- [Task instructions] The material below includes pictures; leave them out and return only the lines between the line containing "Write a LaTeX" and the line containing "(mm3t) at (622,131)", inclusive, word for word.

- [Data section]

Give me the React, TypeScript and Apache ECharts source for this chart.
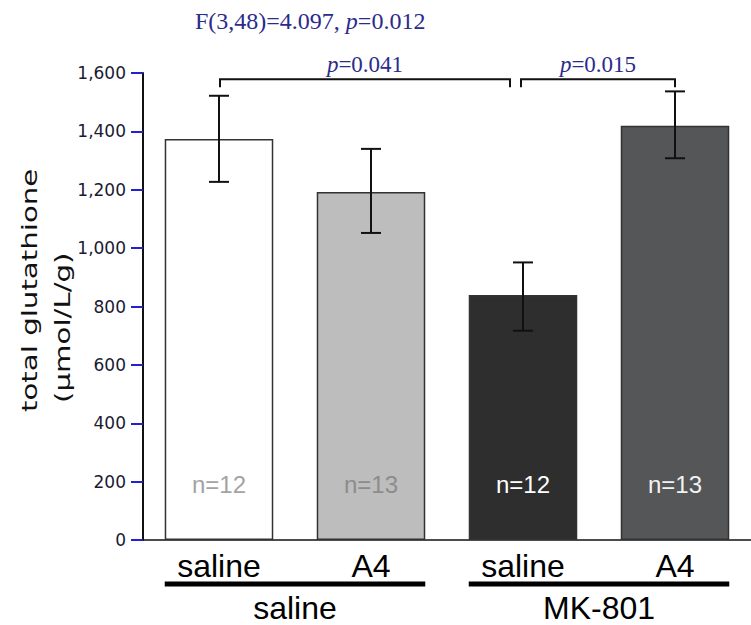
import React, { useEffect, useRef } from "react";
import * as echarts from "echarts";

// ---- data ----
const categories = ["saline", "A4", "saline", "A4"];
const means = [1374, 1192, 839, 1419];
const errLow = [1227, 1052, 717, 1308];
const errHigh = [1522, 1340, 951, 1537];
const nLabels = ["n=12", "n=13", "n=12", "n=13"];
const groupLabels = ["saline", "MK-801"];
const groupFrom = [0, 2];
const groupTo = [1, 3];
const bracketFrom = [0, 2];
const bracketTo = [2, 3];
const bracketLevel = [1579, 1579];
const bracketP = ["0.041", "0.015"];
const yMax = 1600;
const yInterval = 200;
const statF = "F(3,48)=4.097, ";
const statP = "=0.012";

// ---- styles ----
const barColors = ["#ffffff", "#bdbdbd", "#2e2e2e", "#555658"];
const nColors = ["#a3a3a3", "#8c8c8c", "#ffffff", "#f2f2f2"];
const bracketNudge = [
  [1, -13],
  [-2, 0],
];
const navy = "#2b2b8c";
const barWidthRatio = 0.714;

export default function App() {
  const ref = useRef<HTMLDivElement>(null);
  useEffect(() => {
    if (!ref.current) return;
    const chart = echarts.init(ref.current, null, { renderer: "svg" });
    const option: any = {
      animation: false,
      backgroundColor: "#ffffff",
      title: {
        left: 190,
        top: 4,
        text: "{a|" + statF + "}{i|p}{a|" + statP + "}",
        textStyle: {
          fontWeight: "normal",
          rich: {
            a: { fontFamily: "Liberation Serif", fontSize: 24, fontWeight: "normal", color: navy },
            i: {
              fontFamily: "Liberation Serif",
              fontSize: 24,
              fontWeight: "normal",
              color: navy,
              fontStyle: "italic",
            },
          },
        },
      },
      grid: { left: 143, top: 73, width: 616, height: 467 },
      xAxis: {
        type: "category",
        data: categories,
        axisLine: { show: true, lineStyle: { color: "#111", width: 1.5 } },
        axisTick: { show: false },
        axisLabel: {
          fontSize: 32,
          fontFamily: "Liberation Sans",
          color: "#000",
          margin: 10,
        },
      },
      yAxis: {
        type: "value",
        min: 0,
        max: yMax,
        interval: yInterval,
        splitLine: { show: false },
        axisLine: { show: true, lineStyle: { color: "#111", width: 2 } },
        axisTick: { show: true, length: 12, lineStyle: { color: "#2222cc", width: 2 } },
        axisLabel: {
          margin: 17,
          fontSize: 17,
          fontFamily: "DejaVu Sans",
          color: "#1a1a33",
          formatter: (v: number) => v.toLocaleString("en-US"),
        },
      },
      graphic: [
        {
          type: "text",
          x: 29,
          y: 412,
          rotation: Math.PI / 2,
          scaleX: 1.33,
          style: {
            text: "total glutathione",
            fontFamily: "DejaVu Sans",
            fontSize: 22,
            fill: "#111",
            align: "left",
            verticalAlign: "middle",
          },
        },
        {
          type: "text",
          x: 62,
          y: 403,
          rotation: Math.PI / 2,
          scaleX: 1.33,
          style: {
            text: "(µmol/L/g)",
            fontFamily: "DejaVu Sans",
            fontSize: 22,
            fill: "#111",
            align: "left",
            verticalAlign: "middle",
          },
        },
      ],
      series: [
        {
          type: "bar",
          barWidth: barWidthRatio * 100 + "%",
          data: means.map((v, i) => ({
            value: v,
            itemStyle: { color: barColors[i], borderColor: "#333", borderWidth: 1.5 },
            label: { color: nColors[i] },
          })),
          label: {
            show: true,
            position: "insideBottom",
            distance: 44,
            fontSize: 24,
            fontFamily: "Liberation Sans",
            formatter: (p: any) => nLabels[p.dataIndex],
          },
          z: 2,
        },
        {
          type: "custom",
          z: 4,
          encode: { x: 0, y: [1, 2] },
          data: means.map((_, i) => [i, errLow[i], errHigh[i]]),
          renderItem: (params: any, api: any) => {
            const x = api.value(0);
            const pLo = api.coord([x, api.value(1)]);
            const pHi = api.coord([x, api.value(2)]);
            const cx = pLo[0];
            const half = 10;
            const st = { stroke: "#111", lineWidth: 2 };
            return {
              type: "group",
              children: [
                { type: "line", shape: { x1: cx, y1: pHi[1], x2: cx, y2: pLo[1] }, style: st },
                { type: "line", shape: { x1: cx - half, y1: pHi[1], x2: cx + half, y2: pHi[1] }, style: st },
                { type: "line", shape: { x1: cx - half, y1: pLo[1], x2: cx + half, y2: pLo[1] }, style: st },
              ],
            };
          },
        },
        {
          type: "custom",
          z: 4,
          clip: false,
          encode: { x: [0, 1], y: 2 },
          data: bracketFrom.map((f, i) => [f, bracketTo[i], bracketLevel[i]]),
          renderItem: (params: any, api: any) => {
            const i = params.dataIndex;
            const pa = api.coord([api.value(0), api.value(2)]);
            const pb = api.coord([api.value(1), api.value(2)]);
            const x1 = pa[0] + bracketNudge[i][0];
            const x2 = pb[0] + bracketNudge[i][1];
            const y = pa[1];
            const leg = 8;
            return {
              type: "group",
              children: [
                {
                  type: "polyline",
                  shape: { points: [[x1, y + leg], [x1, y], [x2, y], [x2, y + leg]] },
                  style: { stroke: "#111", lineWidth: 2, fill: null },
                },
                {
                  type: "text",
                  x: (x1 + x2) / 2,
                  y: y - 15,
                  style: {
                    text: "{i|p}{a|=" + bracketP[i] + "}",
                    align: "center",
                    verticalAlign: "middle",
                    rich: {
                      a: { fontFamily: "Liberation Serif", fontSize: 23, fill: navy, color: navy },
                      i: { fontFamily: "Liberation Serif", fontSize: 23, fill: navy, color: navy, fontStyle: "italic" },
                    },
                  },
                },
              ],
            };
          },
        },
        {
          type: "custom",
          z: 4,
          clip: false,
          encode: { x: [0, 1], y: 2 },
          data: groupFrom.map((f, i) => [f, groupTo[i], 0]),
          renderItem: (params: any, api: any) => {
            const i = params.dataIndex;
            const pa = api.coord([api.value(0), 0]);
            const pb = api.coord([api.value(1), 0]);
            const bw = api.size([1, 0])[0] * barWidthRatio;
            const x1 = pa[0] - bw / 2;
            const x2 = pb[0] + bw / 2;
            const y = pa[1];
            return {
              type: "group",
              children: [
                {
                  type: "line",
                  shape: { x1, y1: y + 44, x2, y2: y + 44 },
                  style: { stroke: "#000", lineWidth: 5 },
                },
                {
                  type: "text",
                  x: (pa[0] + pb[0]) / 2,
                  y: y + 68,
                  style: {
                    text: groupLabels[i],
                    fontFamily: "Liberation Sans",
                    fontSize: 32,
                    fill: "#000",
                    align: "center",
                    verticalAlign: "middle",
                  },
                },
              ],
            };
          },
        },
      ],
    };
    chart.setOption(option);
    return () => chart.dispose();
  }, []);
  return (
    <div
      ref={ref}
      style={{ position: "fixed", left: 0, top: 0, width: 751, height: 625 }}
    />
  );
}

* * *

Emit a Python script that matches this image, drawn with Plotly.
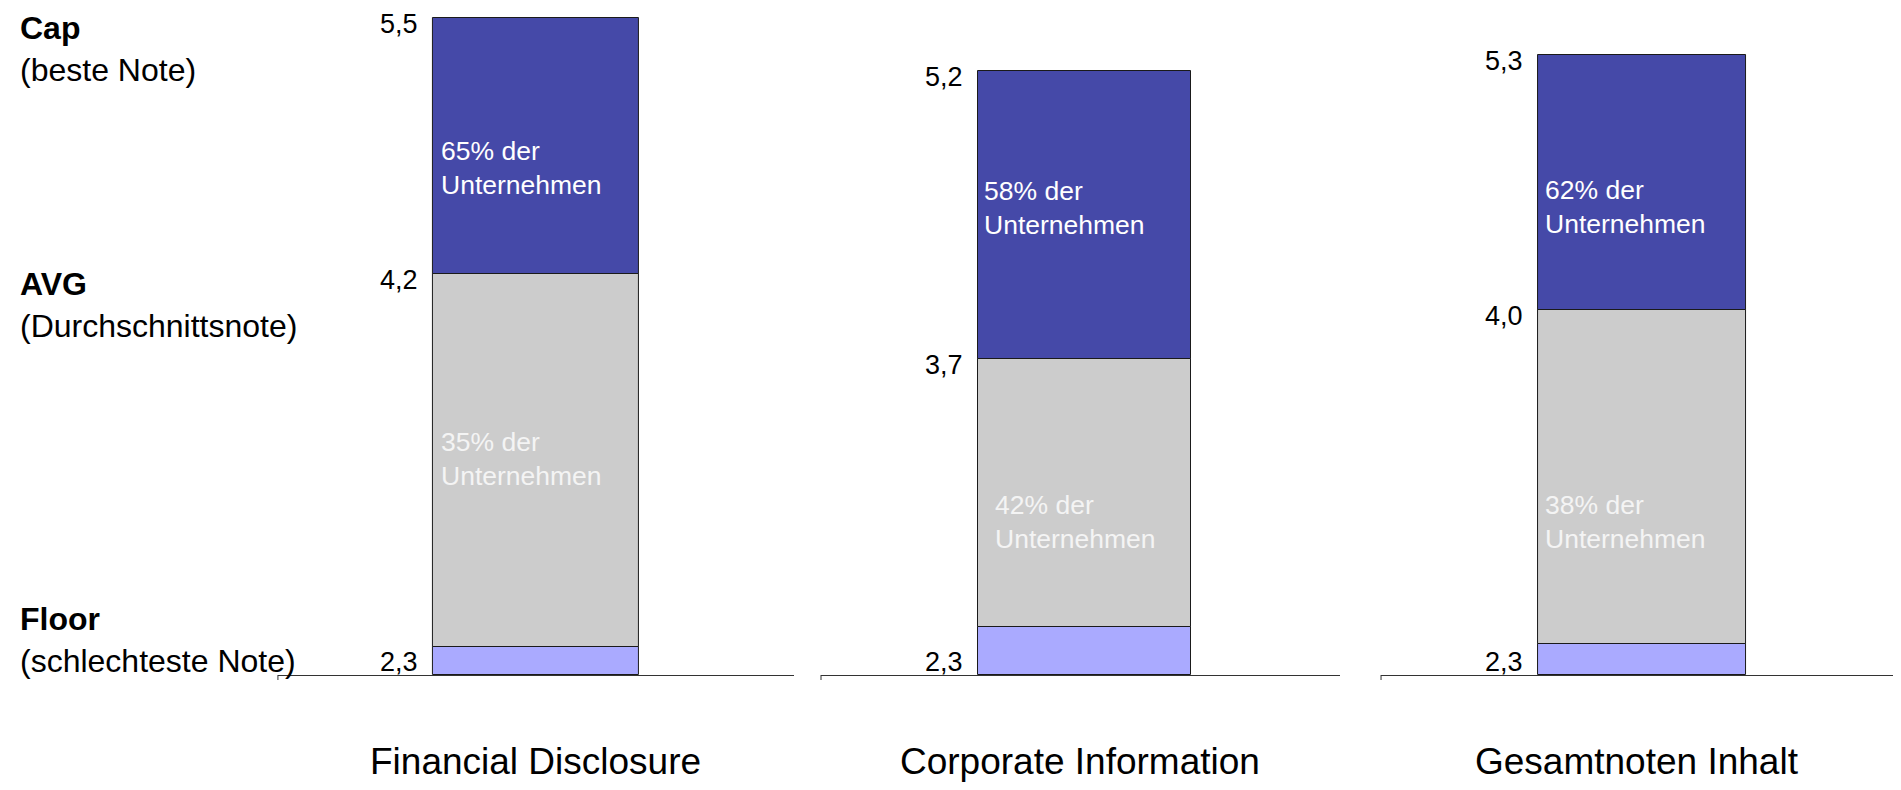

==

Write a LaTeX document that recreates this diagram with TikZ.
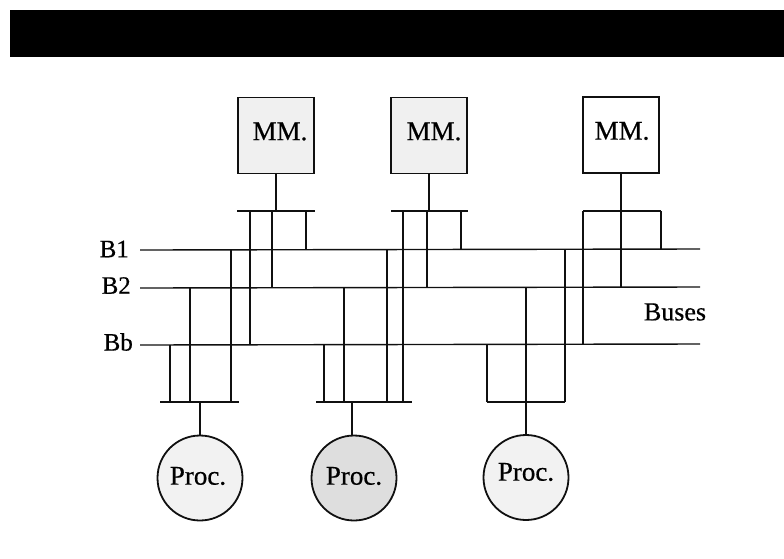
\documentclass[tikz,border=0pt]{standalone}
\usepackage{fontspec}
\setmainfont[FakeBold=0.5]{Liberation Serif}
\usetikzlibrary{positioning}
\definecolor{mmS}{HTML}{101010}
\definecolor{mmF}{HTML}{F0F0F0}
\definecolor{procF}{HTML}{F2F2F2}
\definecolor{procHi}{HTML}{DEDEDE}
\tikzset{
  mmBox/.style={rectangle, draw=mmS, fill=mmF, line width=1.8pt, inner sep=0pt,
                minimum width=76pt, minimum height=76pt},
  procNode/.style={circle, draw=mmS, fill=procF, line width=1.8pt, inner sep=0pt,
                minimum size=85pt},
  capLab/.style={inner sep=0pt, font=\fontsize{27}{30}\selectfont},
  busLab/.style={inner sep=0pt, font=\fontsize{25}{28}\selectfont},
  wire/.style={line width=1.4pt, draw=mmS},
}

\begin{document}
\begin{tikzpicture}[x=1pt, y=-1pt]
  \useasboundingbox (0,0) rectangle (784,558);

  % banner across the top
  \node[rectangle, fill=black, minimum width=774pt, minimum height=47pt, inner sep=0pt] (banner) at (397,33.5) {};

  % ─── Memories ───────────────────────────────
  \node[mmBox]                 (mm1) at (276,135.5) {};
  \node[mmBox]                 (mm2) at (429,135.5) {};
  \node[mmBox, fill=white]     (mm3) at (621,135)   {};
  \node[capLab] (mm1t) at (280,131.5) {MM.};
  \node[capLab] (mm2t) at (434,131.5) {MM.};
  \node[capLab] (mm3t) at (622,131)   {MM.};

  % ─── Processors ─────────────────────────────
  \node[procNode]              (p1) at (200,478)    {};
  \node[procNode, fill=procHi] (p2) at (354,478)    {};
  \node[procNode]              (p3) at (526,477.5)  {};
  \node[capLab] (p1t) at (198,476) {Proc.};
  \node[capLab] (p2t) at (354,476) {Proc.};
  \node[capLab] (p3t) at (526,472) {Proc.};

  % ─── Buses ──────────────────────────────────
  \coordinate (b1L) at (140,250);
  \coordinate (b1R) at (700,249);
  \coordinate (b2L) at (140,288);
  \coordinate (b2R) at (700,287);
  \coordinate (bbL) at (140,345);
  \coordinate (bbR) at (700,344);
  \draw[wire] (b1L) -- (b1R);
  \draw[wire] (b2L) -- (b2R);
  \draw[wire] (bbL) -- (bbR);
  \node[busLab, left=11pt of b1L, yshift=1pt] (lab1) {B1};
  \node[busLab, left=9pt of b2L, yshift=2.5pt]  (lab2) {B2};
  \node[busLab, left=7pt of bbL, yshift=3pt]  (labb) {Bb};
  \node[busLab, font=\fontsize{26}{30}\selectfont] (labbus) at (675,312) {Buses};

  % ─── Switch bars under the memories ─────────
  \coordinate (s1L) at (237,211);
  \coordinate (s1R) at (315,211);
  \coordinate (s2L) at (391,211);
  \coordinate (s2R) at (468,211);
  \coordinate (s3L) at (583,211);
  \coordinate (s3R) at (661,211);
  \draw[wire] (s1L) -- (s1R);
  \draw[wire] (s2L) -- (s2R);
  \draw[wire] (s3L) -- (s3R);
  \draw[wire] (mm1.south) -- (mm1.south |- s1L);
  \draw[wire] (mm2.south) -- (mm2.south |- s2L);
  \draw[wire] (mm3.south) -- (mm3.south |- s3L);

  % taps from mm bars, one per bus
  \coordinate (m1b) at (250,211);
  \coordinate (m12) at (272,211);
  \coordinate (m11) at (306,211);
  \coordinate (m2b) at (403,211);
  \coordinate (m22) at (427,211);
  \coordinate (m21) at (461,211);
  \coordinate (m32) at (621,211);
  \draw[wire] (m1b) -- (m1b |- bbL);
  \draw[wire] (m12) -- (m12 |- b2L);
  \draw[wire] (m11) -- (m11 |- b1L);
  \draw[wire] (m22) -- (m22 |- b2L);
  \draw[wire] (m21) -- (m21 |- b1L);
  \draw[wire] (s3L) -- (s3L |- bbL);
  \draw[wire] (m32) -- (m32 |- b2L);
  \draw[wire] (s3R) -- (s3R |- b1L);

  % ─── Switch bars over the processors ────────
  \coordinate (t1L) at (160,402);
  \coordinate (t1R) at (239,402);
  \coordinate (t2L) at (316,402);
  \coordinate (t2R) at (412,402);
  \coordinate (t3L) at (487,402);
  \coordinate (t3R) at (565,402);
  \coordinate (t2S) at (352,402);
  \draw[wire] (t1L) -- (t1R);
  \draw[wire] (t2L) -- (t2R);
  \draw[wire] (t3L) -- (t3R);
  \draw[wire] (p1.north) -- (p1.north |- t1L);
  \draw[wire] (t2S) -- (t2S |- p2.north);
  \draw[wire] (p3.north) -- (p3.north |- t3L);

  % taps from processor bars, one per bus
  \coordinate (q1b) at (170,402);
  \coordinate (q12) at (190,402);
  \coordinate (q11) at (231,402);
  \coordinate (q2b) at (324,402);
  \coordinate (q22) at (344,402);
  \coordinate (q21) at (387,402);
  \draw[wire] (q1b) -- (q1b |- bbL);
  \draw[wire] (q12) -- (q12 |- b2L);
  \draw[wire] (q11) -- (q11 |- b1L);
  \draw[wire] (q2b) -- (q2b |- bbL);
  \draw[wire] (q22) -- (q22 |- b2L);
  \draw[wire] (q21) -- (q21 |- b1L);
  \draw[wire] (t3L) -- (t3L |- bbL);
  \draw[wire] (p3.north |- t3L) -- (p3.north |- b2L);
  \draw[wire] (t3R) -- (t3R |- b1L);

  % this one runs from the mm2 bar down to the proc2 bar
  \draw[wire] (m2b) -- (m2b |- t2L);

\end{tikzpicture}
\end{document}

- [Answer to this problem]
Write a LaTeX document that recreates this diagram with TikZ.
\documentclass[tikz,border=0pt]{standalone}
\usepackage{fontspec}
\setmainfont[FakeBold=0.5]{Liberation Serif}
\usetikzlibrary{positioning}
\definecolor{mmS}{HTML}{101010}
\definecolor{mmF}{HTML}{F0F0F0}
\definecolor{procF}{HTML}{F2F2F2}
\definecolor{procHi}{HTML}{DEDEDE}
\tikzset{
  mmBox/.style={rectangle, draw=mmS, fill=mmF, line width=1.8pt, inner sep=0pt,
                minimum width=76pt, minimum height=76pt},
  procNode/.style={circle, draw=mmS, fill=procF, line width=1.8pt, inner sep=0pt,
                minimum size=85pt},
  capLab/.style={inner sep=0pt, font=\fontsize{27}{30}\selectfont},
  busLab/.style={inner sep=0pt, font=\fontsize{25}{28}\selectfont},
  wire/.style={line width=1.4pt, draw=mmS},
}

\begin{document}
\begin{tikzpicture}[x=1pt, y=-1pt]
  \useasboundingbox (0,0) rectangle (784,558);

  % banner across the top
  \node[rectangle, fill=black, minimum width=774pt, minimum height=47pt, inner sep=0pt] (banner) at (397,33.5) {};

  % ─── Memories ───────────────────────────────
  \node[mmBox]                 (mm1) at (276,135.5) {};
  \node[mmBox]                 (mm2) at (429,135.5) {};
  \node[mmBox, fill=white]     (mm3) at (621,135)   {};
  \node[capLab] (mm1t) at (280,131.5) {MM.};
  \node[capLab] (mm2t) at (434,131.5) {MM.};
  \node[capLab] (mm3t) at (622,131)   {MM.};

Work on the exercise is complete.